>>>

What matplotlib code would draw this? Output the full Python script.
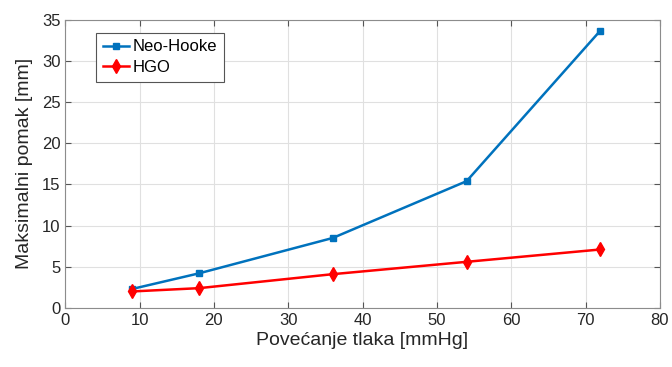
import numpy as np
import matplotlib
matplotlib.use('Agg')
import matplotlib.pyplot as plt

# data
pressure = [9, 18, 36, 54, 72]
neo_hooke = [2.3, 4.2, 8.5, 15.4, 33.7]
hgo = [2.0, 2.4, 4.1, 5.6, 7.1]

plt.rcParams['font.family'] = ['Liberation Sans', 'DejaVu Sans']

fig = plt.figure(figsize=(6.72, 3.67), dpi=100)
ax = fig.add_axes([0.097, 0.161, 0.885, 0.785])

ax.plot(pressure, neo_hooke, color='#0072BD', marker='s', markersize=5, linewidth=1.8, label='Neo-Hooke')
ax.plot(pressure, hgo, color='#FF0000', marker='d', markersize=7, linewidth=1.8, label='HGO')

ax.set_xlim(0, 80)
ax.set_ylim(0, 35)
ax.set_xticks(np.arange(0, 81, 10))
ax.set_yticks(np.arange(0, 36, 5))
ax.grid(True, color='#e0e0e0', linewidth=0.8)
ax.set_axisbelow(True)
ax.tick_params(direction='in', labelsize=12, colors='#555555', labelcolor='#262626',
               top=True, right=True, length=4)
for s in ax.spines.values():
    s.set_color('#8c8c8c')
    s.set_linewidth(0.8)

ax.set_xlabel('Povećanje tlaka [mmHg]', fontsize=14, color='#262626', labelpad=3)
ax.set_ylabel('Maksimalni pomak [mm]', fontsize=14, color='#262626', labelpad=6)

leg = ax.legend(loc='upper left', bbox_to_anchor=(0.052, 0.955), borderaxespad=0,
                fontsize=12, fancybox=False, edgecolor='#555555', framealpha=1,
                handlelength=1.6, borderpad=0.4, labelspacing=0.35, handletextpad=0.2)
leg.get_frame().set_linewidth(0.8)

fig.savefig('out.png', dpi=100)
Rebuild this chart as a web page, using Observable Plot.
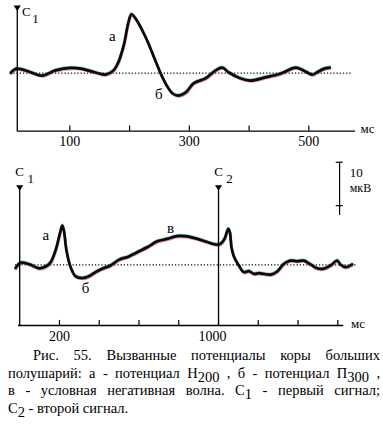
<!DOCTYPE html>
<html><head><meta charset="utf-8">
<script src="https://cdn.jsdelivr.net/npm/d3@7"></script>
<script src="https://cdn.jsdelivr.net/npm/@observablehq/plot@0.6"></script>
<style>
body{margin:0;background:#fff;width:383px;height:428px;overflow:hidden}
svg{display:block}
#cap{font-family:"Liberation Serif","Times New Roman",Tinos,"DejaVu Serif",serif;font-size:14.5px;line-height:17.5px;color:#000;padding:0 3px 0 8px}
#cap div{text-align:justify;text-align-last:justify}
#cap div.last{text-align-last:left}
#cap div.first{text-indent:25px}
.s{position:relative;top:4px}
</style></head><body>
<div id="top"></div><div id="bot"></div>
<div id="cap">
<div class="first">Рис. 55. Вызванные потенциалы коры больших</div>
<div>полушарий: а - потенциал Н<span class="s">200</span> , б - потенциал П<span class="s">300</span> ,</div>
<div>в - условная негативная волна. С<span class="s">1</span> - первый сигнал;</div>
<div class="last">С<span class="s">2</span> - второй сигнал.</div>
</div>
<script>
// ---- data (ms, µV; negative = up) ----
const topTime = [1,7,12,31,53,76,101,118,143,160,173,181,190,198,203,210,227,243,252,262,272,282,294,307,327,344,355,366,386,402,427,453,478,491,506,516,526,535];
const topAmp  = [-0.1,-1.0,-1.3,-0.5,0.7,-0.8,-1.5,-1.3,-0.2,0.4,-0.8,-3.1,-7.9,-14.5,-16.8,-15.6,-10.2,-3.6,0.1,3.5,5.8,6.4,5.5,2.9,1.5,-0.8,-1.6,-0.2,1.5,2.1,1.2,0.1,-1.6,-0.8,0.4,-0.5,-1.3,-1.6];
const topTicks = [100,200,300,400,500];
const topTickLabels = [100,300,500];
const topStimulus = 12;
const topLabels = [{t:"а",x:171,y:-10.6},{t:"б",x:249,y:6.0}];

const botTime = [-21,4,29,63,96,130,155,180,202,214,222,235,256,281,314,348,381,415,457,498,549,591,641,692,742,792,843,893,943,985,1010,1030,1049,1057,1065,1077,1102,1127,1152,1178,1203,1228,1262,1295,1329,1362,1396,1429,1463,1496,1530,1563,1597,1613,1639,1672];
const botAmp  = [0.9,-0.6,-0.5,0.2,1.0,0.5,-0.7,-4.1,-8.9,-11.2,-9.8,-4.1,0.7,3.3,3.8,3.3,2.1,1.1,0.2,-1.4,-2.4,-3.6,-5.0,-6.7,-7.4,-8.2,-8.1,-7.4,-6.5,-5.8,-6.0,-7.4,-10.3,-9.3,-5.0,-2.4,0.2,2.1,1.8,2.6,2.4,2.6,2.8,1.9,-0.3,-1.2,-1.0,-1.2,-0.1,1.0,1.1,0.2,-1.2,-0.1,0.7,-0.1];
const botTicks = [200,400,600,800,1000,1200,1400,1600];
const botTickLabels = [200,1000];
const botStimuli = [{t:0,n:"1"},{t:1000,n:"2"}];
const botLabels = [{t:"а",x:132,y:-8.5},{t:"б",x:331,y:6.8},{t:"в",x:759,y:-10.6}];
const scaleBar = 10; // µV

const topData = topTime.map((t,i)=>({t, v:topAmp[i]}));
const botData = botTime.map((t,i)=>({t, v:botAmp[i]}));

const SERIF = "'Liberation Serif','Times New Roman',Tinos,'DejaVu Serif',serif";
const tri = {draw(ctx){ctx.moveTo(-3.6,-2.6);ctx.lineTo(3.6,-2.6);ctx.lineTo(0,2.8);ctx.closePath();}};

function curve(data){
  return [
    Plot.line(data,{x:"t",y:"v",curve:"catmull-rom",stroke:"#2a9a60",strokeWidth:2.4,dy:-0.9,strokeOpacity:0.55}),
    Plot.line(data,{x:"t",y:"v",curve:"catmull-rom",stroke:"#c8407e",strokeWidth:2.4,dy:1,dx:0.5,strokeOpacity:0.6}),
    Plot.line(data,{x:"t",y:"v",curve:"catmull-rom",stroke:"#0a0a0a",strokeWidth:2.7})
  ];
}

// ---- top panel ----
const topAxisY = 16.57;
const topPlot = Plot.plot({
  width:383, height:150, margin:0,
  style:{background:"#fff", fontFamily:SERIF},
  x:{domain:[0,500], range:[9.6,308.35], axis:null},
  y:{domain:[-20.77,topAxisY], range:[0,130.7], axis:null},
  marks:[
    Plot.ruleY([0],{x1:1,x2:573,stroke:"#000",strokeWidth:1.2,strokeDasharray:"1.2,2"}),
    ...curve(topData),
    Plot.ruleY([topAxisY],{x1:topStimulus,x2:578,stroke:"#000",strokeWidth:1.3}),
    Plot.ruleX([topStimulus],{y1:-18.6,y2:topAxisY,stroke:"#000",strokeWidth:1.3}),
    Plot.dot([topStimulus],{x:d=>d,y:-18.6,symbol:tri,fill:"#000",stroke:null}),
    Plot.text(["C"],{x:27,y:-17.5,fontSize:13,fontFamily:SERIF}),
    Plot.text(["1"],{x:42.5,y:-15.6,fontSize:13,fontFamily:SERIF}),
    Plot.ruleX(topTicks,{y1:topAxisY,y2:topAxisY-1.45,stroke:"#000",strokeWidth:1.2}),
    Plot.text(topTickLabels,{x:d=>d,y:topAxisY,text:d=>String(d),dy:10,fontSize:14,fontFamily:SERIF}),
    Plot.text(["мс"],{x:598,y:topAxisY,dy:-2.5,fontSize:13,fontFamily:SERIF}),
    Plot.text(topLabels,{x:"x",y:"y",text:"t",fontSize:15,fontFamily:SERIF})
  ]
});
document.getElementById("top").append(topPlot);

// ---- bottom panel ----
const botAxisY = 17.34;
const botPlot = Plot.plot({
  width:383, height:197, margin:0,
  style:{background:"#fff", fontFamily:SERIF},
  x:{domain:[0,1600], range:[19.2,337.3], axis:null},
  y:{domain:[-32.66,botAxisY], range:[0,175], axis:null},
  marks:[
    Plot.ruleY([0],{x1:-21,x2:1700,stroke:"#000",strokeWidth:1.2,strokeDasharray:"1.2,2"}),
    ...curve(botData),
    Plot.ruleY([botAxisY],{x1:-6,x2:1630,stroke:"#000",strokeWidth:1.3}),
    Plot.ruleX(botStimuli,{x:"t",y1:-22,y2:botAxisY,stroke:"#000",strokeWidth:1.3}),
    Plot.dot(botStimuli,{x:"t",y:-22,symbol:tri,fill:"#000",stroke:null}),
    Plot.text(botStimuli,{x:"t",y:-26.6,text:()=>"C",dx:0,fontSize:13,fontFamily:SERIF}),
    Plot.text(botStimuli,{x:"t",y:-24.6,text:"n",dx:11,fontSize:13,fontFamily:SERIF}),
    Plot.ruleX(botTicks,{y1:botAxisY,y2:botAxisY-1.45,stroke:"#000",strokeWidth:1.2}),
    Plot.text(botTickLabels.filter(d=>d<1000),{x:d=>d,y:botAxisY,text:d=>String(d),dy:11,fontSize:14,fontFamily:SERIF}),
    Plot.text(botTickLabels.filter(d=>d>=1000),{x:d=>d,y:botAxisY,text:d=>String(d),dy:11,dx:-6,fontSize:14,fontFamily:SERIF}),
    Plot.text(["мс"],{x:1702,y:botAxisY,dy:-1.5,fontSize:13,fontFamily:SERIF}),
    Plot.text(botLabels,{x:"x",y:"y",text:"t",fontSize:15,fontFamily:SERIF}),
    // 10 µV calibration bar
    Plot.ruleX([1609],{y1:-29.3,y2:-29.3+scaleBar+5.2,stroke:"#000",strokeWidth:1.2}),
    Plot.ruleY([-29.3,-29.3+scaleBar+2.4],{x1:1592,x2:1627,stroke:"#000",strokeWidth:1.2}),
    Plot.text([scaleBar],{x:1693,y:-26.2,text:d=>String(d),fontSize:13,fontFamily:SERIF}),
    Plot.text(["мкВ"],{x:1714,y:-21.9,fontSize:12,fontFamily:SERIF})
  ]
});
document.getElementById("bot").append(botPlot);
</script>
</body></html>
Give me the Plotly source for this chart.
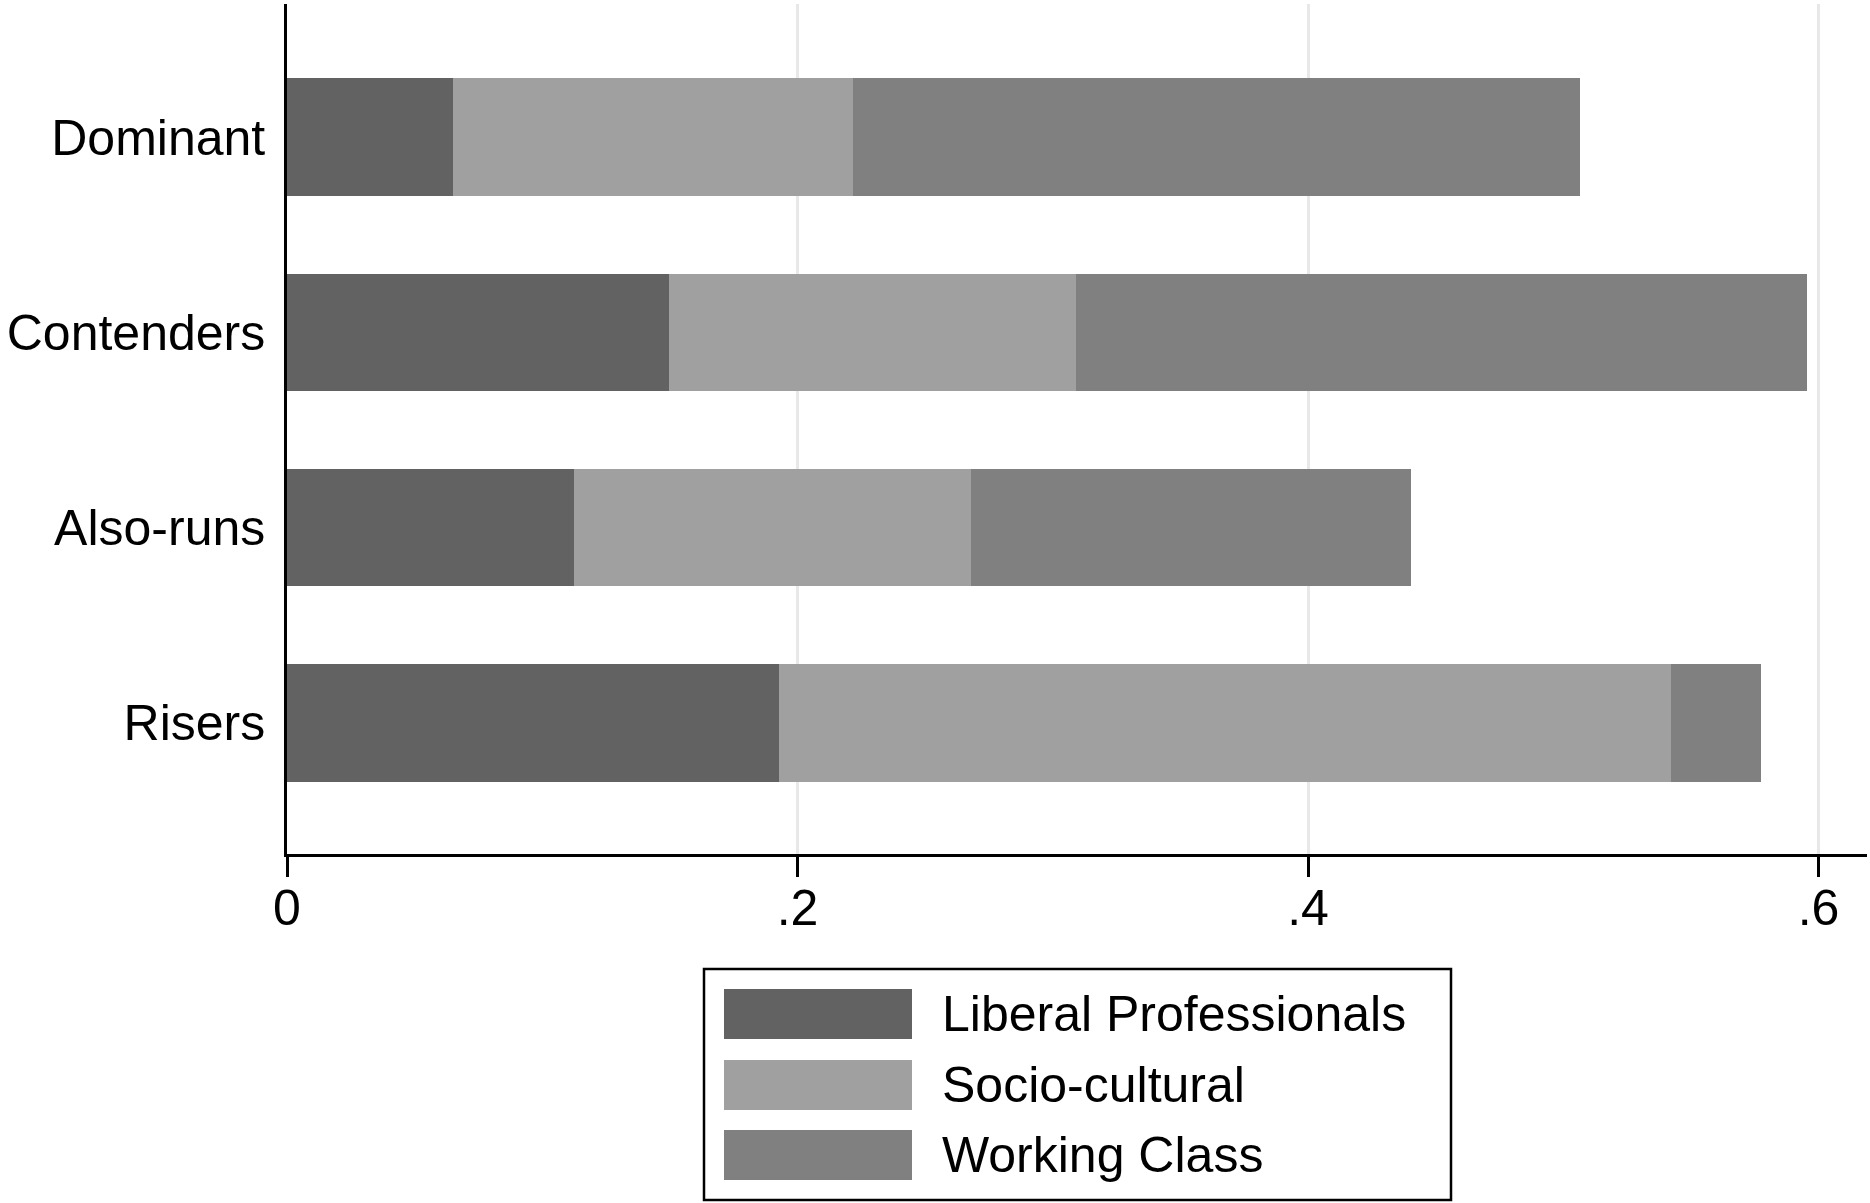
import plotly.graph_objects as go

# ---- data ----
categories = ["Dominant", "Contenders", "Also-runs", "Risers"]
series_names = ["Liberal Professionals", "Socio-cultural", "Working Class"]
liberal_professionals = [0.065, 0.1495, 0.1126, 0.1929]
socio_cultural = [0.1566, 0.1598, 0.1555, 0.3493]
working_class = [0.2851, 0.2862, 0.1723, 0.0352]
x_tick_values = [0, 0.2, 0.4, 0.6]
x_tick_labels = ["0", ".2", ".4", ".6"]

colors = ["#626262", "#a0a0a0", "#808080"]
series_values = [liberal_professionals, socio_cultural, working_class]

W, H = 1870, 1203
ML, MR, MT, MB = 287, 3, 4, 349
PW, PH = W - ML - MR, H - MT - MB
FONT = "Liberation Sans, Arial, Helvetica, sans-serif"
FS = 50

fig = go.Figure()
for name, vals, col in zip(series_names, series_values, colors):
    fig.add_trace(go.Bar(
        y=categories, x=vals, name=name, orientation="h",
        marker=dict(color=col, line=dict(width=0)),
        showlegend=False, hoverinfo="skip",
    ))

px_per_unit = (1818.5 - ML) / 0.6
xmax = PW / px_per_unit

fig.update_layout(
    width=W, height=H,
    margin=dict(l=ML, r=MR, t=MT, b=MB, pad=0),
    barmode="stack", bargap=0.4,
    plot_bgcolor="white", paper_bgcolor="white",
    font=dict(family=FONT, size=FS, color="black"),
    xaxis=dict(
        range=[0, xmax], tickvals=x_tick_values, ticktext=x_tick_labels,
        showgrid=True, gridcolor="#e8e8e8", gridwidth=3, zeroline=False,
        showline=True, linecolor="black", linewidth=2.5,
        ticks="outside", ticklen=20, tickwidth=2.5, tickcolor="black",
        ticklabelstandoff=-12,
        tickfont=dict(family=FONT, size=FS, color="black"),
        fixedrange=True,
    ),
    yaxis=dict(
        type="category", categoryorder="array",
        categoryarray=list(reversed(categories)),
        range=[-0.671, 3.681],
        showgrid=False, zeroline=False,
        showline=True, linecolor="black", linewidth=2.5,
        ticks="", ticklabelstandoff=9,
        tickfont=dict(family=FONT, size=FS, color="black"),
        fixedrange=True,
    ),
)

# ---- custom legend (box, swatches, labels) in paper coordinates ----
def px_x(p):
    return (p - ML) / PW

def px_y(p):
    return (H - MB - p) / PH

fig.add_shape(type="rect", xref="paper", yref="paper",
              x0=px_x(704), x1=px_x(1451), y0=px_y(1200), y1=px_y(969),
              line=dict(color="black", width=2.5), fillcolor="rgba(0,0,0,0)",
              layer="above")
row_tops = [989, 1060, 1130]
for i, (name, col) in enumerate(zip(series_names, colors)):
    top = row_tops[i]
    fig.add_shape(type="rect", xref="paper", yref="paper",
                  x0=px_x(724), x1=px_x(912), y0=px_y(top + 50), y1=px_y(top),
                  line=dict(width=0), fillcolor=col, layer="above")
    fig.add_annotation(xref="paper", yref="paper",
                       x=px_x(940), y=px_y(top + 25),
                       text=name, showarrow=False,
                       xanchor="left", yanchor="middle",
                       font=dict(family=FONT, size=FS, color="black"))

fig.write_html(
    "out.html",
    config={"displayModeBar": False},
    post_script="document.body.style.margin='0';document.body.style.overflow='hidden';",
)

<<<

§ **What is required**
Give back exactly the lines from the top of the records to the line containing "ax = fig.add_axes([0.097, 0.161, 0.885, 0.785])", both included, and no pictures.

§ **Full output**
What matplotlib code would draw this? Output the full Python script.
import numpy as np
import matplotlib
matplotlib.use('Agg')
import matplotlib.pyplot as plt

# data
pressure = [9, 18, 36, 54, 72]
neo_hooke = [2.3, 4.2, 8.5, 15.4, 33.7]
hgo = [2.0, 2.4, 4.1, 5.6, 7.1]

plt.rcParams['font.family'] = ['Liberation Sans', 'DejaVu Sans']

fig = plt.figure(figsize=(6.72, 3.67), dpi=100)
ax = fig.add_axes([0.097, 0.161, 0.885, 0.785])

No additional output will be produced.